On the Dash:
- GM has built a small Silicon Valley AI team, hiring top talent from Google, Meta, AWS, and Pixar.
- The team is applying AI across manufacturing, software, autonomous vehicles, and motorsports to improve efficiency and innovation.
- GM emphasizes that the AI initiative complements its automotive expertise rather than turning the company into a tech firm.
General Motors has launched a small but elite AI center of excellence in Silicon Valley, recruiting nearly a dozen top tech executives from companies including Google, Meta, and AWS over the past eight months. The team, headquartered in Mountain View, California, is tasked with integrating AI into GM’s operations, from autonomous vehicle development to factory production lines and motorsports.
Two high-profile hires include Barak Turovsky, Google’s former head of product for language AI, now GM’s first chief AI officer, and John Anderson, a former Google researcher and Pixar veteran, serving as executive director of AI research. GM aims to keep the team under 20 people while leveraging their expertise across the organization.
The team is already advising GM executives on using AI in manufacturing, software engineering, HR, and finance. One major project involves developing collaborative robots, or “cobots,” to assist human workers with ergonomically challenging tasks in factories. The initiative draws on GM’s decades of manufacturing data, giving the automaker a unique advantage in building in-house robotics solutions.
Other AI efforts include rolling out generative AI coding tools, streamlining over-the-air software updates, and supporting GM’s motorsports operations, including NASCAR and the upcoming Formula One expansion. The group also helps individual divisions establish AI capabilities, secure partnerships, and negotiate vendor contracts.

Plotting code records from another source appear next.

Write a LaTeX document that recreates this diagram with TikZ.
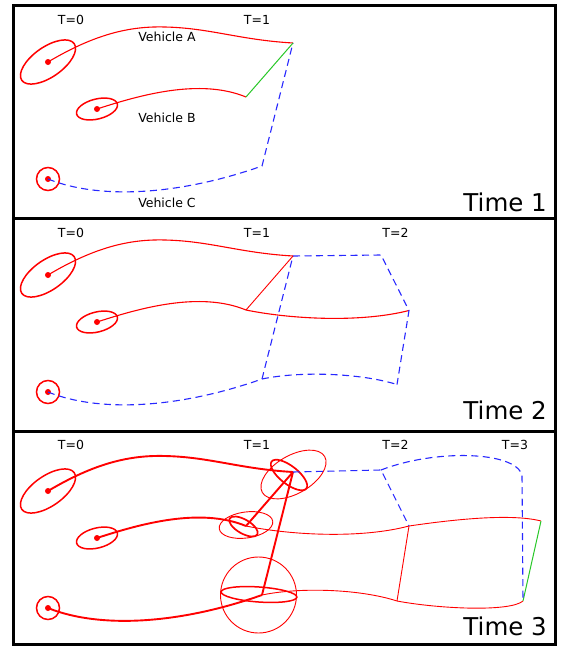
\documentclass[tikz,border=0pt]{standalone}
\usepackage{fontspec}
\setmainfont{DejaVu Sans}
\definecolor{vred}{RGB}{255,0,0}
\definecolor{vblue}{RGB}{40,40,255}
\definecolor{vgreen}{RGB}{40,200,40}
\begin{document}
\begin{tikzpicture}[x=1pt,y=-1pt,
  panelbox/.style={draw=black,line width=3pt},
  redpath/.style={draw=vred,line width=1.1pt},
  thickred/.style={draw=vred,line width=1.9pt},
  thinred/.style={draw=vred,line width=0.9pt},
  ell/.style={draw=vred,line width=1.5pt},
  bluedash/.style={draw=vblue,line width=1.1pt,dash pattern=on 7pt off 4.5pt},
  greenline/.style={draw=vgreen,line width=1pt},
  dotnode/.style={circle,fill=vred,inner sep=0pt,minimum size=6pt},
  tlabel/.style={font=\fontsize{12.5}{14}\selectfont,inner sep=0pt},
  timelabel/.style={font=\fontsize{24.5}{28}\selectfont,anchor=base east,inner sep=0pt}]
\useasboundingbox (0,0) rectangle (560,648);
\fill[white] (0,0) rectangle (560,648);
% ---------- panel frames
\draw[panelbox] (13,5) rectangle (555,218);
\draw[panelbox] (13,218) rectangle (555,431);
\draw[panelbox] (13,431) rectangle (555,644);

% ================= Panel 1
\coordinate (p1A1) at (293,43);
\coordinate (p1B1) at (246,97);
\coordinate (p1C1) at (262,166);
\node[dotnode] (p1A0) at (48,62) {};
\node[dotnode] (p1B0) at (97,109) {};
\node[dotnode] (p1C0) at (48,179) {};
\draw[ell,rotate=35] (p1A0.center) ellipse [x radius=32,y radius=15];
\draw[ell,rotate=14] (p1B0.center) ellipse [x radius=21,y radius=10];
\draw[ell] (p1C0.center) circle [radius=11.5];
\draw[redpath] (p1A0.center) .. controls (95,34) and (130,26) .. (165,27) .. controls (210,28) and (240,40) .. (p1A1);
\draw[redpath] (p1B0.center) .. controls (140,95) and (200,78) .. (p1B1);
\draw[bluedash] (p1C0.center) .. controls (100,200) and (180,195) .. (p1C1) -- (p1A1);
\draw[greenline] (p1B1) -- (p1A1);
\node[tlabel] (p1t0) at (71,20) {T=0};
\node[tlabel] (p1t1) at (257,20) {T=1};
\node[tlabel] (vA) at (167,37) {Vehicle A};
\node[tlabel] (vB) at (167,118) {Vehicle B};
\node[tlabel] (vC) at (167,203) {Vehicle C};
\node[timelabel] (time1) at (547,211) {Time 1};

% ================= Panel 2
\coordinate (p2A1) at (293,256);
\coordinate (p2B1) at (246,310);
\coordinate (p2C1) at (262,379);
\coordinate (p2A2) at (381,255);
\coordinate (p2B2) at (409,310.5);
\coordinate (p2C2) at (397,384.5);
\node[dotnode] (p2A0) at (48,275) {};
\node[dotnode] (p2B0) at (97,322) {};
\node[dotnode] (p2C0) at (48,392) {};
\draw[ell,rotate=35] (p2A0.center) ellipse [x radius=32,y radius=15];
\draw[ell,rotate=14] (p2B0.center) ellipse [x radius=21,y radius=10];
\draw[ell] (p2C0.center) circle [radius=11.5];
\draw[redpath] (p2A0.center) .. controls (95,247) and (130,239) .. (165,240) .. controls (210,241) and (240,253) .. (p2A1);
\draw[redpath] (p2B0.center) .. controls (140,308) and (200,291) .. (p2B1) .. controls (290,319) and (360,323) .. (p2B2);
\draw[bluedash] (p2C0.center) .. controls (100,413) and (180,408) .. (p2C1) .. controls (300,371) and (360,373) .. (p2C2);
\draw[bluedash] (p2C1) -- (p2A1);
\draw[bluedash] (p2A1) -- (p2A2) -- (p2B2) -- (p2C2);
\draw[thinred] (p2B1) -- (p2A1);
\node[tlabel] (p2t0) at (71,233) {T=0};
\node[tlabel] (p2t1) at (257,233) {T=1};
\node[tlabel] (p2t2) at (395.5,233) {T=2};
\node[timelabel] (time2) at (547,419) {Time 2};

% ================= Panel 3
\coordinate (p3A1) at (293,472);
\coordinate (p3B1) at (246,526);
\coordinate (p3C1) at (262,595);
\coordinate (p3A2) at (381,470);
\coordinate (p3B2) at (409,526);
\coordinate (p3C2) at (397,601);
\coordinate (p3B3) at (541,521);
\coordinate (p3C3) at (523,601);
\node[dotnode] (p3A0) at (48,491) {};
\node[dotnode] (p3B0) at (97,538) {};
\node[dotnode] (p3C0) at (48,608) {};
\draw[ell,rotate=35] (p3A0.center) ellipse [x radius=32,y radius=15];
\draw[ell,rotate=14] (p3B0.center) ellipse [x radius=21,y radius=10];
\draw[ell] (p3C0.center) circle [radius=11.5];
% uncertainty ellipses at T=1
\draw[thinred,rotate around={30:(293.5,474.5)}] (293.5,474.5) ellipse [x radius=36,y radius=19];
\draw[ell,line width=1.7pt,rotate around={-38:(289,475)}] (289,475) ellipse [x radius=22,y radius=9];
\draw[thinred,rotate around={8:(246,525)}] (246,525) ellipse [x radius=27,y radius=13];
\draw[ell,line width=1.7pt,rotate around={-30:(243.5,526.5)}] (243.5,526.5) ellipse [x radius=16,y radius=7];
\draw[thinred] (258.5,595) circle [radius=38];
\draw[ell,rotate around={-4:(259,594.5)}] (259,594.5) ellipse [x radius=38,y radius=7.5];
% paths
\draw[thickred] (p3A0.center) .. controls (95,463) and (130,455) .. (165,456) .. controls (210,457) and (240,469) .. (p3A1);
\draw[thickred] (p3B0.center) .. controls (140,524) and (200,507) .. (p3B1);
\draw[thickred] (p3C0.center) .. controls (100,629) and (180,624) .. (p3C1);
\draw[thinred] (p3B1) .. controls (290,535) and (360,539) .. (p3B2) .. controls (450,520) and (510,513) .. (p3B3);
\draw[thinred] (p3C1) .. controls (300,587) and (360,589) .. (p3C2) .. controls (440,609) and (510,612) .. (p3C3);
\draw[thickred] (p3B1) -- (p3A1);
\draw[thickred] (p3C1) -- (p3A1);
\draw[thinred] (p3B2) -- (p3C2);
\draw[greenline] (p3B3) -- (p3C3);
\draw[bluedash] (p3A1) -- (p3A2) -- (p3B2);
\draw[bluedash] (p3A2) .. controls (435,449) and (515,451) .. (522,475) -- (p3C3);
\node[tlabel] (p3t0) at (71,445) {T=0};
\node[tlabel] (p3t1) at (257,445) {T=1};
\node[tlabel] (p3t2) at (395.5,445) {T=2};
\node[tlabel] (p3t3) at (515,445) {T=3};
\node[timelabel] (time3) at (547,635) {Time 3};
\end{tikzpicture}
\end{document}
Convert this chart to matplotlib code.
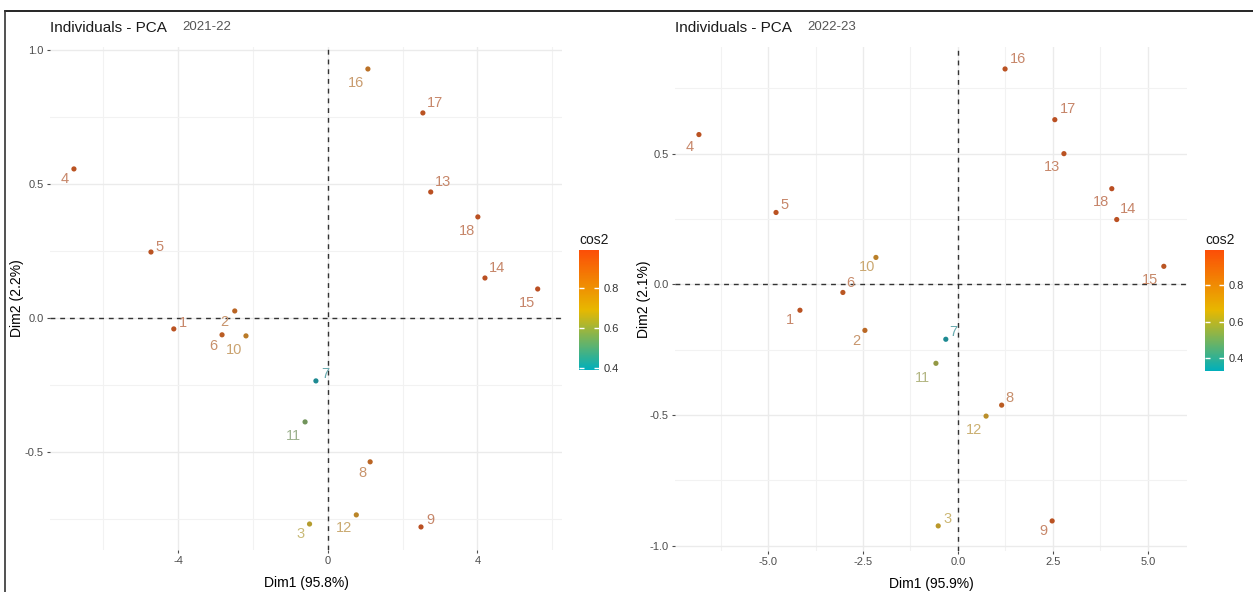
import numpy as np
import matplotlib
matplotlib.use("Agg")
import matplotlib.pyplot as plt
from matplotlib.colors import LinearSegmentedColormap, Normalize, to_rgb
from matplotlib.cm import ScalarMappable
from matplotlib.lines import Line2D

plt.rcParams['font.family'] = ['Liberation Sans', 'DejaVu Sans']

# ---------------- data ----------------
labels = ["1", "2", "3", "4", "5", "6", "7", "8", "9", "10",
          "11", "12", "13", "14", "15", "16", "17", "18"]

dim1_2122 = [-4.12, -2.49, -0.49, -6.79, -4.73, -2.83, -0.32, 1.13, 2.49, -2.19,
             -0.61, 0.76, 2.75, 4.20, 5.61, 1.07, 2.54, 4.01]
dim2_2122 = [-0.041, 0.026, -0.769, 0.556, 0.246, -0.063, -0.235, -0.537, -0.780, -0.067,
             -0.388, -0.735, 0.470, 0.149, 0.108, 0.929, 0.765, 0.377]
cos2_2122 = [0.97, 0.90, 0.68, 0.97, 0.97, 0.93, 0.39, 0.90, 0.98, 0.82,
             0.55, 0.78, 0.98, 0.98, 0.99, 0.86, 0.97, 0.98]

dim1_2223 = [-4.16, -2.45, -0.52, -6.82, -4.79, -3.03, -0.32, 1.15, 2.48, -2.16,
             -0.58, 0.74, 2.79, 4.18, 5.42, 1.24, 2.55, 4.05]
dim2_2223 = [-0.099, -0.176, -0.924, 0.573, 0.275, -0.031, -0.210, -0.462, -0.905, 0.103,
             -0.302, -0.504, 0.500, 0.248, 0.069, 0.824, 0.630, 0.366]
cos2_2223 = [0.97, 0.88, 0.68, 0.97, 0.97, 0.95, 0.33, 0.93, 0.97, 0.78,
             0.58, 0.72, 0.97, 0.98, 0.96, 0.97, 0.98, 0.99]

# label offsets (pixels: right, down) -- placement style
off_2122 = [(9, -6), (-10, 11), (-9, 10), (-9, 10), (9, -5), (-9, 11), (9, -7), (-8, 11), (9, -7),
            (-12, 14), (-12, 14), (-12, 13), (12, -10), (12, -10), (-11, 14), (-12, 14), (12, -10), (-11, 14)]
off_2223 = [(-10, 10), (-9, 11), (9, -7), (-9, 12), (8, -7), (7, -9), (7, -7), (8, -7), (-9, 10),
            (-9, 10), (-14, 15), (-12, 14), (-12, 13), (11, -11), (-14, 14), (13, -10), (13, -11), (-11, 13)]

grad_cols = ["#00AFBB", "#E7B800", "#FC4E07"]
cmap = LinearSegmentedColormap.from_list("fx", grad_cols)

W, H = 1253, 592
fig = plt.figure(figsize=(W / 100, H / 100), dpi=100)


def px_ax(x0, y0, x1, y1):
    return [x0 / W, 1 - y1 / H, (x1 - x0) / W, (y1 - y0) / H]


def muted(c, sat, dark):
    r, g, b = to_rgb(c)
    l = 0.3 * r + 0.59 * g + 0.11 * b
    r, g, b = [(l + (v - l) * sat) * dark for v in (r, g, b)]
    return (min(r, 1), min(g, 1), min(b, 1))


def lighten(c, f):
    r, g, b = to_rgb(c)
    return (1 - (1 - r) * f, 1 - (1 - g) * f, 1 - (1 - b) * f)


def panel(axbox, cbbox, x, y, c, offs, xlim, ylim, xticks, xtl, yticks, ytl,
          xmin, ymin, year, xlab, ylab, title_x, cbticks, ylab_x):
    ax = fig.add_axes(px_ax(*axbox))
    ax.set_xlim(*xlim)
    ax.set_ylim(*ylim)
    for s in ax.spines.values():
        s.set_visible(False)
    ax.set_xticks(xticks)
    ax.set_xticklabels(xtl)
    ax.set_yticks(yticks)
    ax.set_yticklabels(ytl)
    ax.set_xticks(xmin, minor=True)
    ax.set_yticks(ymin, minor=True)
    ax.tick_params(which='major', length=2.5, width=0.8, color='#4D4D4D',
                   labelsize=8, labelcolor='#4D4D4D', pad=2)
    ax.tick_params(which='minor', length=0)
    ax.grid(which='major', color='#EBEBEB', linewidth=1.0)
    ax.grid(which='minor', color='#F2F2F2', linewidth=0.8)
    ax.set_axisbelow(True)
    ax.axhline(0, color='#333333', linestyle=(0, (3.5, 3.5)), linewidth=1.0, zorder=1)
    ax.axvline(0, color='#333333', linestyle=(0, (3.5, 3.5)), linewidth=1.0, zorder=1)

    norm = Normalize(vmin=min(c), vmax=max(c))
    cols = [cmap(norm(v)) for v in c]
    ax.scatter(x, y, s=14, c=[muted(cc, 0.72, 0.86) for cc in cols], zorder=3, linewidths=0)
    for xi, yi, lab, cc, (dx, dy) in zip(x, y, labels, cols, offs):
        ax.annotate(lab, (xi, yi), xytext=(dx, -dy), textcoords='offset pixels',
                    ha='center', va='center', fontsize=10.5,
                    color=lighten(muted(cc, 0.6, 0.88), 0.72), zorder=4)

    ax.set_xlabel(xlab, fontsize=10, color='black', labelpad=7)
    ax.set_ylabel(ylab, fontsize=10, color='black')
    x0 = axbox[0]
    ax.yaxis.set_label_coords((ylab_x - x0) / (axbox[2] - axbox[0]), 0.5)

    fig.text(title_x / W, 1 - 28 / H, "Individuals - PCA", fontsize=11, color='#1A1A1A',
             ha='left', va='center')
    fig.text((title_x + 132) / W, 1 - 27 / H, year, fontsize=9.5, color='#555555',
             ha='left', va='center')

    cax = fig.add_axes(px_ax(*cbbox))
    sm = ScalarMappable(norm=norm, cmap=cmap)
    cb = fig.colorbar(sm, cax=cax)
    cb.outline.set_visible(False)
    cb.set_ticks(cbticks)
    cb.set_ticklabels([f"{t:.1f}" for t in cbticks])
    cax.tick_params(direction='in', color='white', length=3.5, width=1,
                    left=True, right=True, labelsize=8, labelcolor='#333333', pad=3)
    cax.set_title("cos2", fontsize=10, color='#1A1A1A', loc='left', pad=4)
    return ax


panel((50, 47, 562, 550), (579, 250, 599, 370),
      dim1_2122, dim2_2122, cos2_2122, off_2122,
      (-7.43, 6.26), (-0.866, 1.011),
      [-4, 0, 4], ["-4", "0", "4"],
      [-0.5, 0.0, 0.5, 1.0], ["-0.5", "0.0", "0.5", "1.0"],
      [-6, -2, 2, 6], [-0.75, -0.25, 0.25, 0.75],
      "2021-22", "Dim1 (95.8%)", "Dim2 (2.2%)", 50, [0.4, 0.6, 0.8], 24)

panel((675, 47, 1187, 551), (1205, 250, 1224, 371),
      dim1_2223, dim2_2223, cos2_2223, off_2223,
      (-7.45, 6.03), (-1.02, 0.908),
      [-5.0, -2.5, 0.0, 2.5, 5.0], ["-5.0", "-2.5", "0.0", "2.5", "5.0"],
      [-1.0, -0.5, 0.0, 0.5], ["-1.0", "-0.5", "0.0", "0.5"],
      [-6.25, -3.75, -1.25, 1.25, 3.75], [-0.75, -0.25, 0.25, 0.75],
      "2022-23", "Dim1 (95.9%)", "Dim2 (2.1%)", 675, [0.4, 0.6, 0.8], 651)

# outer frame lines (top and left)
fig.add_artist(Line2D([5 / W, 1.0], [1 - 11 / H, 1 - 11 / H], transform=fig.transFigure,
                      color='black', linewidth=1.2))
fig.add_artist(Line2D([5 / W, 5 / W], [1 - 11 / H, 0], transform=fig.transFigure,
                      color='#333333', linewidth=1.2))

fig.savefig("out.png", dpi=100)
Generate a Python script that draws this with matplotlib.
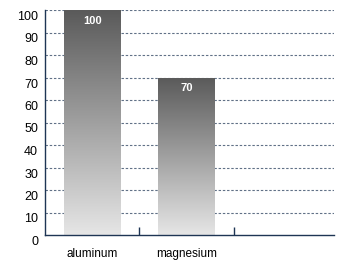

GM’s AI strategy extends beyond autonomous vehicles. While Chief Product Officer Sterling Anderson oversees autonomous driving, the Silicon Valley team focuses on broader organizational applications of AI, ensuring the technology enhances efficiency, safety, and performance.
The move comes amid challenges for GM, including a $1.1 billion hit to operating income from tariffs in the second quarter and the ongoing need to increase U.S. production. The automaker sees AI as a critical tool to boost efficiency, reduce costs, and strengthen competitiveness.